■ Task ■
Track down each line that has the word "matplotlib" and copy it.

(Plotting code records)
# # # # #

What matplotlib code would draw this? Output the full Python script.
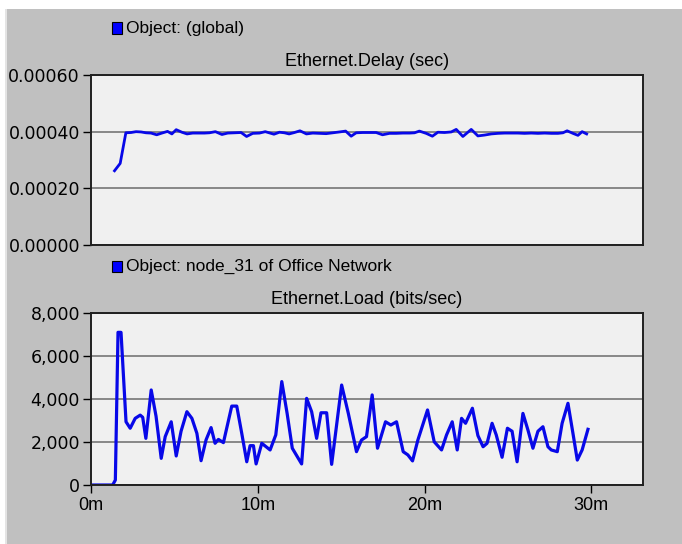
import matplotlib
matplotlib.use('Agg')
import matplotlib.pyplot as plt
from matplotlib.patches import Rectangle

# ---------------- data ----------------
delay_time = [1.41, 1.75, 2.09, 2.4, 2.7, 3.0, 3.3, 3.6, 3.94, 4.25, 4.59, 4.85, 5.11,
              5.45, 5.76, 6.1, 6.4, 6.8, 7.1, 7.46, 7.85, 8.2, 8.6, 9.0, 9.33, 9.7,
              10.1, 10.45, 10.97, 11.3, 11.6, 11.88, 12.2, 12.53, 12.92, 13.3, 13.7,
              14.1, 14.5, 14.9, 15.27, 15.6, 15.9, 16.3, 16.7, 17.1, 17.48, 17.9, 18.3,
              18.7, 19.1, 19.4, 19.69, 20.1, 20.47, 20.8, 21.2, 21.6, 21.9, 22.3, 22.8,
              23.2, 23.6, 24.0, 24.4, 24.8, 25.2, 25.6, 26.0, 26.4, 26.8, 27.2, 27.6,
              28.0, 28.3, 28.55, 28.9, 29.2, 29.45, 29.72]
delay_value = [0.000262, 0.000288, 0.000396, 0.000397, 0.000400, 0.000399, 0.000396,
               0.000395, 0.000389, 0.000395, 0.000401, 0.000392, 0.000407, 0.000398,
               0.000392, 0.000395, 0.000395, 0.000395, 0.000396, 0.000400, 0.000390,
               0.000395, 0.000396, 0.000397, 0.000383, 0.000394, 0.000395, 0.000400,
               0.000391, 0.000398, 0.000396, 0.000392, 0.000397, 0.000403, 0.000392,
               0.000395, 0.000394, 0.000393, 0.000396, 0.000399, 0.000402, 0.000384,
               0.000396, 0.000397, 0.000397, 0.000397, 0.000389, 0.000394, 0.000394,
               0.000395, 0.000395, 0.000396, 0.000402, 0.000394, 0.000384, 0.000398,
               0.000397, 0.000399, 0.000408, 0.000383, 0.000408, 0.000385, 0.000388,
               0.000392, 0.000394, 0.000395, 0.000395, 0.000395, 0.000394, 0.000395,
               0.000394, 0.000395, 0.000394, 0.000394, 0.000396, 0.000403, 0.000394,
               0.000387, 0.000400, 0.000392]

load_time = [0.0, 0.5, 1.0, 1.3, 1.46, 1.62, 1.8, 2.1, 2.35, 2.65, 2.95, 3.1, 3.29,
             3.61, 3.9, 4.21, 4.45, 4.81, 5.11, 5.4, 5.75, 6.05, 6.35, 6.6, 6.9, 7.2,
             7.44, 7.64, 7.94, 8.44, 8.74, 9.04, 9.34, 9.54, 9.74, 9.9, 10.24, 10.74,
             11.08, 11.44, 11.76, 12.07, 12.63, 12.93, 13.23, 13.53, 13.79, 14.13,
             14.43, 15.03, 15.43, 15.92, 16.22, 16.52, 16.86, 17.18, 17.66, 17.98,
             18.32, 18.72, 19.0, 19.28, 19.6, 20.18, 20.58, 21.02, 21.32, 21.66,
             21.96, 22.22, 22.46, 22.87, 23.2, 23.51, 23.75, 24.05, 24.3, 24.65,
             24.97, 25.25, 25.55, 25.9, 26.2, 26.5, 26.8, 27.1, 27.4, 27.6, 27.96,
             28.25, 28.6, 28.9, 29.16, 29.45, 29.8]
load_value = [0, 0, 0, 0, 230, 7100, 7100, 2940, 2640, 3100, 3250, 3150, 2170,
              4420, 3200, 1240, 2250, 2940, 1350, 2500, 3410, 3100, 2400, 1130, 2100,
              2670, 1940, 2120, 1970, 3670, 3670, 2400, 1080, 1830, 1830, 980, 1940,
              1630, 2330, 4810, 3330, 1710, 980, 4030, 3410, 2170, 3360, 3360, 960,
              4650, 3330, 1550, 2090, 2250, 4190, 1710, 2940, 2790, 2940, 1550, 1400,
              1120, 2090, 3490, 2010, 1630, 2330, 2940, 1630, 3100, 2870, 3570, 2300,
              1780, 1940, 2870, 2330, 1290, 2640, 2500, 1080, 3330, 2560, 1710, 2500,
              2710, 1780, 1630, 1550, 2870, 3800, 2400, 1160, 1630, 2590]

delay_ticks = [0.0, 0.0002, 0.0004, 0.0006]
delay_tick_labels = ["0.00000", "0.00020", "0.00040", "0.00060"]
load_ticks = [0, 2000, 4000, 6000, 8000]
load_tick_labels = ["0", "2,000", "4,000", "6,000", "8,000"]
time_ticks = [0, 10, 20, 30]
time_tick_labels = ["0m", "10m", "20m", "30m"]
x_max = 33.1

legend1 = "Object: (global)"
legend2 = "Object: node_31 of Office Network"
title1 = "Ethernet.Delay (sec)"
title2 = "Ethernet.Load (bits/sec)"

# ---------------- layout ----------------
W, H = 682, 544
fig = plt.figure(figsize=(W / 100, H / 100), dpi=100, facecolor='white')


def fx(px):
    return px / W


def fy(py):
    return 1 - py / H


# gray panel
fig.patches.append(Rectangle((fx(5), 0), 1 - fx(5), fy(9), transform=fig.transFigure,
                             facecolor='#c0c0c0', edgecolor='none', zorder=-10))
fig.patches.append(Rectangle((fx(5), 0), fx(1.5), fy(9), transform=fig.transFigure,
                             facecolor='#e4e4e4', edgecolor='none', zorder=-9))

TXT = 'Liberation Sans'
NUM = 'DejaVu Sans'
LINE_COLOR = '#0808e8'


def style_axes(ax, yticks, ylabels, ylim, show_x):
    ax.set_facecolor('#f0f0f0')
    ax.set_xlim(0, x_max)
    ax.set_ylim(*ylim)
    ax.set_yticks(yticks)
    ax.set_yticklabels(ylabels, fontfamily=NUM, fontsize=12.5)
    if show_x:
        ax.set_xticks(time_ticks)
        ax.set_xticklabels(time_tick_labels, fontfamily=TXT, fontsize=13)
    else:
        ax.set_xticks([])
    ax.tick_params(axis='y', direction='out', length=6, width=1.0, pad=2, colors='black')
    ax.tick_params(axis='x', direction='out', length=6, width=1.0, pad=3, colors='black')
    ax.yaxis.grid(True, color='#808080', linewidth=1.3)
    ax.set_axisbelow(True)
    for s in ax.spines.values():
        s.set_color('#202020')
        s.set_linewidth(1.4)


ax1 = fig.add_axes([fx(91), fy(245), fx(552), 170 / H])
style_axes(ax1, delay_ticks, delay_tick_labels, (0, 0.0006), False)
ax1.plot(delay_time, delay_value, color=LINE_COLOR, linewidth=2.0, solid_joinstyle='round')

ax2 = fig.add_axes([fx(91), fy(485), fx(552), 172 / H])
style_axes(ax2, load_ticks, load_tick_labels, (0, 8000), True)
ax2.plot(load_time, load_value, color=LINE_COLOR, linewidth=2.3, solid_joinstyle='round')


def legend(py, text):
    fig.patches.append(Rectangle((fx(111.5), fy(py + 5.5)), fx(10.5), 11 / H,
                                 transform=fig.transFigure,
                                 facecolor='#0000ff', edgecolor='black', linewidth=0.8))
    fig.text(fx(126), fy(py), text, ha='left', va='center', fontfamily=TXT, fontsize=12.5)


legend(28, legend1)
legend(266, legend2)
fig.text(fx(367), fy(61), title1, ha='center', va='center', fontfamily=TXT, fontsize=13)
fig.text(fx(367), fy(299), title2, ha='center', va='center', fontfamily=TXT, fontsize=13)

fig.savefig('out.png', dpi=100, facecolor='white')
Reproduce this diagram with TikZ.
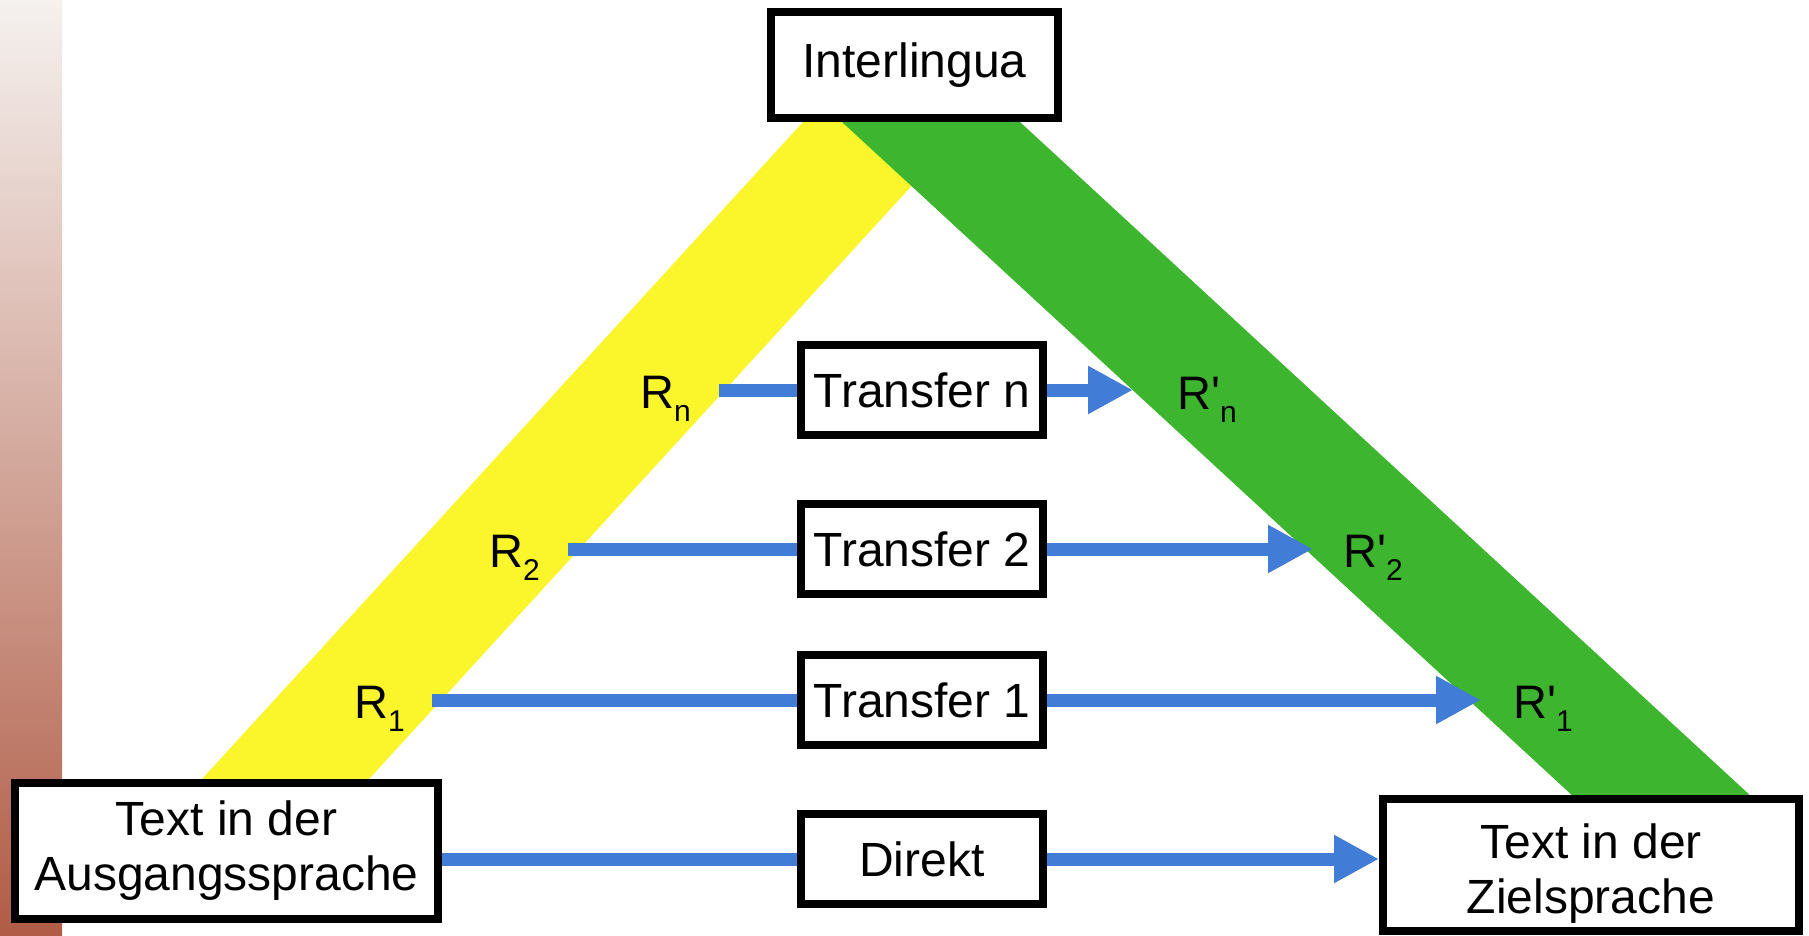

# # # # #

■ Exercise solution ■
What matplotlib code would draw this? Output the full Python script.
import matplotlib
matplotlib.use('Agg')
import matplotlib.pyplot as plt
from matplotlib.patches import Rectangle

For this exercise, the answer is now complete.